Lama sangat dah tak menaip.. 
Beralasan tu, dah jadi satu kebiasaan. Sehinggakan dan kekeringan dan ketandusan alasan, masih cuba hendak menyedapkan hati, walaupun takde keperluan. 
Indah ajaran Rasulullah SAW; if there's nothing concern you, leave it alone!
Alhamdulillah
I really hope that I could adhere to that. 
My health is not getting any better, alhamdulillah. 
It's deteriorating and got tired blaming the post-chemo and post-radio after ten years. 
Subhanaallah. 
How merciful Ar-Rahman has been to this sinner, and here I am. 
I'm turning 46 in 8 days time.
Mature?
Wisdom?
Wiser?
nope - just getting older
So, once I while, I worried about my future. 
How would the kids be. 
How would my dear parents be.
How would me and my spouse be. 
And in those times, I just felt 'helpless' and hopeful. 
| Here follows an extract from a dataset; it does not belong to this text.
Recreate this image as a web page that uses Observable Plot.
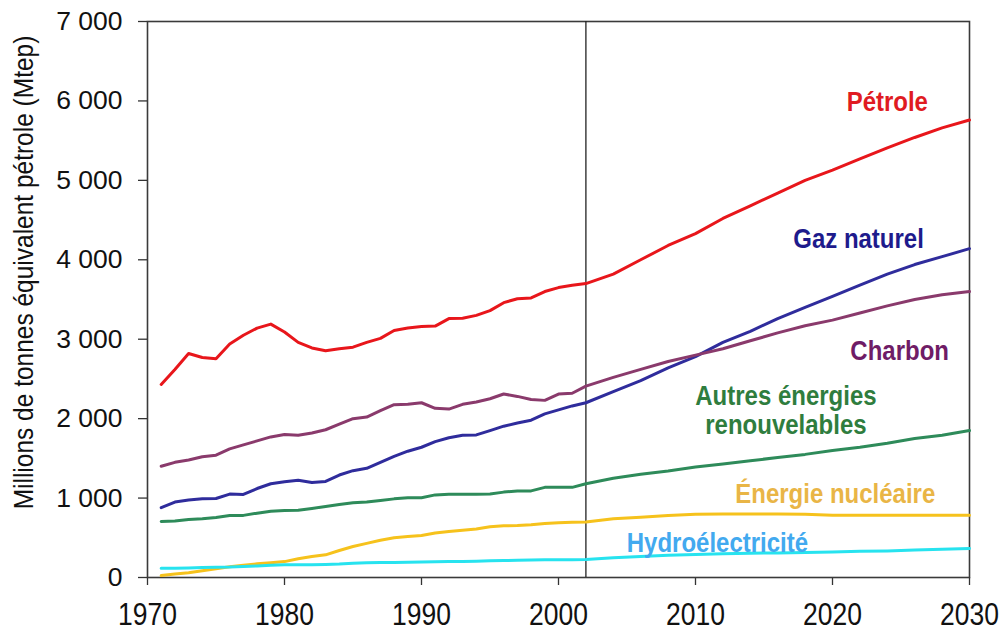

Indeed, it is to Him that we shall return to. 
May it be a one smooth wonderful journey, ameen. 
And they would be time, I just want to cry and I did cry. 
Reflecting back of all my sins
Reflecting how merciful and kind Allah has been to me and how horribly pain in the a*% I've been to myself and the people surrounding. 
Reflecting of all the blessings that I never bother to count before. 
Allahu akbar. 
who won't?
At times, I just missed the memories of my childhood. 
I had a great time, being raised in a wonderful loving house with loving and caring families. 
And how I wish my children would be able to share that love and care. 
Yet, I know, at times me writing this, it is just impossible. 
And that is why I have to stop writing now.